Here's the deal with chickens and weather. If it's not windy, and it begins to snow or rain, chickens will usually go about doing whatever they were doing before it started to snow or rain. But the minute the wind chill kicks in, they will head, post haste, for shelter.
As for snow on the ground, most chickens have an instinctive repugnance for being on it. I believe it comes from being aware, on some level, that they show up vividly to predators against the white background. That and chicken feet find snow icky.
A few years ago, I had a six-month old Black Cochin cockerel Darrel. Darrel had never seen snow before, and so he raced outside when I opened the run gate, and almost instantly came to a screeching halt. There was a stretch of snow between him and where he desired to be. Rather than walking over the icky stuff, he tried to fly over it. Grown chickens don't fly well, and Cochins don't fly at all, so Darrel ended up stuck head first in a snow drift, feathered feet fluttering helplessly. I had to quit laughing so hard and haul him out of the drift. He never ventured outside again if he knew there was snow.
His sister Morgan, same age, went out free-ranging one afternoon, didn't go back to the run when it began to rain, and she was caught out in a severe hail storm. I forgot she was still outside, and I raced indoors when it started to hail. Afterwards, I went out to check on the chickens, and here comes Morgan, totally drenched, in no big rush to get back into the shelter of the run, seemingly none the worse for it.

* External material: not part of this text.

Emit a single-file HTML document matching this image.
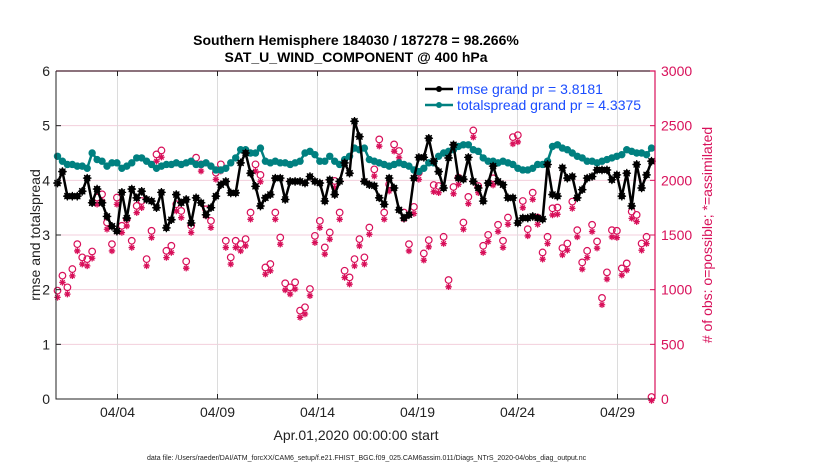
<!DOCTYPE html>
<html><head><meta charset="utf-8"><style>
body{margin:0;background:#fff;}
svg{display:block;font-family:"Liberation Sans",Arial,sans-serif;}
</style></head><body>
<svg id="chart" width="830" height="470" viewBox="0 0 830 470"></svg>
<script>
const tickLabels=["04/04","04/09","04/14","04/19","04/24","04/29"];
const tickDays=[3,8,13,18,23,28];
const leftTicks=[0,1,2,3,4,5,6];
const rightTicks=[0,500,1000,1500,2000,2500,3000];
const rmse=[3.95,4.16,3.71,3.71,3.71,3.80,4.04,3.59,3.84,3.59,3.34,3.16,3.07,3.78,3.31,3.84,3.68,3.80,3.65,3.62,3.50,3.78,3.13,3.28,3.74,3.59,3.65,3.22,3.68,3.59,3.37,3.50,3.71,3.92,3.98,3.77,3.77,4.32,4.50,4.13,3.89,3.53,3.68,3.74,4.04,4.04,3.65,3.98,3.98,3.98,3.95,4.07,3.98,3.95,3.62,4.01,3.74,3.98,4.32,4.13,5.08,
4.80,3.98,3.92,3.90,3.68,3.56,4.04,3.86,3.46,3.31,3.37,4.04,4.42,4.42,4.77,4.35,4.16,3.86,4.41,4.65,4.04,4.02,4.42,3.98,3.86,3.62,3.95,4.26,3.98,3.92,3.68,3.68,3.22,3.31,3.31,3.34,3.31,3.29,4.29,3.74,3.71,4.23,4.04,4.07,3.68,3.83,4.04,4.07,4.19,4.19,4.19,4.01,4.10,3.71,4.13,3.53,4.29,3.86,4.10,4.35];
const spread=[4.44,4.35,4.29,4.29,4.26,4.26,4.22,4.50,4.38,4.35,4.26,4.32,4.32,4.22,4.26,4.32,4.41,4.41,4.35,4.29,4.22,4.26,4.29,4.29,4.32,4.29,4.32,4.35,4.29,4.29,4.32,4.26,4.19,4.19,4.22,4.32,4.41,4.56,4.56,4.50,4.50,4.59,4.35,4.32,4.35,4.32,4.32,4.29,4.32,4.35,4.50,4.53,4.47,4.35,4.35,4.44,4.35,4.29,4.38,4.44,4.59,
4.56,4.59,4.38,4.35,4.32,4.29,4.26,4.29,4.32,4.29,4.26,4.19,4.16,4.22,4.32,4.32,4.44,4.50,4.53,4.56,4.62,4.65,4.65,4.56,4.53,4.41,4.35,4.35,4.32,4.35,4.32,4.29,4.22,4.19,4.19,4.22,4.29,4.29,4.35,4.62,4.65,4.59,4.56,4.50,4.44,4.41,4.35,4.35,4.32,4.35,4.38,4.41,4.44,4.47,4.56,4.53,4.50,4.50,4.47,4.59];
const nPossible=[973,1110,1003,1170,1398,1277,1261,1331,1824,1854,1596,1398,1824,1566,1626,1429,1748,1793,1261,1520,2219,2255,1337,1383,1763,1702,1240,1566,2189,2128,1717,1611,2052,2128,1429,1277,1429,1398,1444,1687,2128,2031,1185,1216,1687,1459,1040,1003,1049,790,821,988,1474,1611,1368,1505,1976,1687,1155,1094,
1261,1444,1277,1550,2082,2356,1687,1945,2310,2250,1687,1398,1739,2052,1313,1435,1939,1930,1465,1070,1921,2006,1596,1830,2438,1930,1383,1483,2000,1575,1429,1641,2377,2395,1793,1535,1869,1641,1322,1465,1726,1733,1362,1404,1787,1526,1231,1337,1575,1423,906,1140,1526,1520,1176,1222,1696,1666,1404,1465,0];
const nAssim=nPossible.map(v=>v>0?v-30:0);
const NS="http://www.w3.org/2000/svg";
const svg=document.getElementById('chart');
const X0=56,X1=655,Y0=399,Y1=71;
const STEP=0.2475;
const xs=d=>57.5+20*d;
const yl=v=>Y0-(Y0-Y1)*v/6;
const yr=v=>Y0-(Y0-Y1)*v/3000;
function mk(t,a,p){const e=document.createElementNS(NS,t);for(const k in a)e.setAttribute(k,a[k]);(p||svg).appendChild(e);return e;}
leftTicks.forEach(v=>{const l=mk('line',{x1:X0,x2:X1,y1:yl(v),y2:yl(v),stroke:'#f3cfdc','stroke-width':1});

});
tickDays.forEach(d=>{const l=mk('line',{x1:xs(d),x2:xs(d),y1:Y1,y2:Y0,stroke:'#dcdcdc','stroke-width':1});

});
const gObs=mk('g',{});


function star(x,y,r,color,g){let d='';for(let k=0;k<4;k++){const a=k*Math.PI/4;d+=`M${x-r*Math.cos(a)},${y-r*Math.sin(a)}L${x+r*Math.cos(a)},${y+r*Math.sin(a)}`;}
return mk('path',{d:d,stroke:color,'stroke-width':1.3,fill:'none'},g);}
nPossible.forEach((v,i)=>{const x=xs(i*STEP),y=yr(v);
const c=mk('circle',{cx:x,cy:y-2,r:3.3,fill:'none',stroke:'#d8105a','stroke-width':1.2},gObs);


const s=star(x,yr(nAssim[i])+1.5,3.2,'#d8105a',gObs);

});
function series(vals,color,r,name,st){const g=mk('g',{});


const pts=vals.map((v,i)=>xs(i*STEP)+','+yl(v)).join(' ');
mk('polyline',{points:pts,fill:'none',stroke:color,'stroke-width':2.5,'stroke-linejoin':'round'},g);
vals.forEach((v,i)=>{const c=mk('circle',{cx:xs(i*STEP),cy:yl(v),r:r,fill:color},g);


if(st)star(xs(i*STEP),yl(v),4.3,color,g);});}
series(spread,'#008080',3.7,'totalspread-line',false);
series(rmse,'#000',3.3,'rmse-line',true);
const ax=mk('path',{d:`M${X0},${Y1}V${Y0}H${X1}`,fill:'none',stroke:'#222','stroke-width':1});


const rax=mk('path',{d:`M${X0},${Y1}H${X1}V${Y0}`,fill:'none',stroke:'#d8105a','stroke-width':1.2});


mk('line',{x1:X0,x2:X1,y1:Y1,y2:Y1,stroke:'#222','stroke-width':1});
leftTicks.forEach(v=>{mk('line',{x1:X0,x2:X0+5,y1:yl(v),y2:yl(v),stroke:'#222'});
const t=mk('text',{x:X0-6,y:yl(v)+5,'text-anchor':'end','font-size':14,fill:'#222'});t.textContent=v;

});
rightTicks.forEach(v=>{mk('line',{x1:X1-5,x2:X1,y1:yr(v),y2:yr(v),stroke:'#d8105a'});
const t=mk('text',{x:X1+6,y:yr(v)+5,'font-size':14,fill:'#d8105a'});t.textContent=v;

});
tickDays.forEach((d,i)=>{mk('line',{x1:xs(d),x2:xs(d),y1:Y0,y2:Y0-5,stroke:'#222'});mk('line',{x1:xs(d),x2:xs(d),y1:Y1,y2:Y1+5,stroke:'#222'});
const t=mk('text',{x:xs(d),y:Y0+18,'text-anchor':'middle','font-size':14,fill:'#222'});t.textContent=tickLabels[i];

});
function txt(s,a,name){const t=mk('text',a);t.textContent=s;

return t;}
txt('Southern Hemisphere 184030 / 187278 = 98.266%',{x:356,y:45,'text-anchor':'middle','font-size':14,'font-weight':'bold',fill:'#000'},'title-line-1');
txt('SAT_U_WIND_COMPONENT @ 400 hPa',{x:356,y:62,'text-anchor':'middle','font-size':14,'font-weight':'bold',fill:'#000'},'title-line-2');
txt('Apr.01,2020 00:00:00 start',{x:356,y:440,'text-anchor':'middle','font-size':14,fill:'#222'},'x-axis-title');
txt('rmse and totalspread',{x:0,y:0,'text-anchor':'middle','font-size':14,fill:'#222',transform:'translate(40,235) rotate(-90)'},'y-axis-title');
txt('# of obs: o=possible; *=assimilated',{x:0,y:0,'text-anchor':'middle','font-size':14,fill:'#d8105a',transform:'translate(712,235) rotate(-90)'},'right-axis-title');
txt('data file: /Users/raeder/DAI/ATM_forcXX/CAM6_setup/f.e21.FHIST_BGC.f09_025.CAM6assim.011/Diags_NTrS_2020-04/obs_diag_output.nc',{x:147,y:460,'font-size':7,fill:'#222'},'data-file-note');
const lg=mk('g',{});


mk('line',{x1:425,x2:453,y1:89,y2:89,stroke:'#000','stroke-width':2.5},lg);
mk('circle',{cx:439,cy:89,r:3,fill:'#000'},lg);
mk('line',{x1:425,x2:453,y1:105,y2:105,stroke:'#008080','stroke-width':2.5},lg);
mk('circle',{cx:439,cy:105,r:3,fill:'#008080'},lg);
txt('rmse grand pr = 3.8181',{x:457,y:94,'font-size':14,fill:'#1a4cff'},'legend-rmse');
txt('totalspread grand pr = 4.3375',{x:457,y:110,'font-size':14,fill:'#1a4cff'},'legend-totalspread');
</script>
</body></html>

Four years ago, on New Year's Day, I let the flock out to free range. There were large patches of snow but plenty of bare ground left for scratching around. I went off to shovel the long driveway, and came back later to find a red-tail hawk sitting on a wood pile next to the body of my six-month old Buff Brahma pullet Cleo lying on the ground with her head destroyed. The rest of the flock were hiding under the coop in the run, scrunched up in the far corner, totally traumatized by the event.
None of them will venture out when they know there's snow. They learned it's not safe.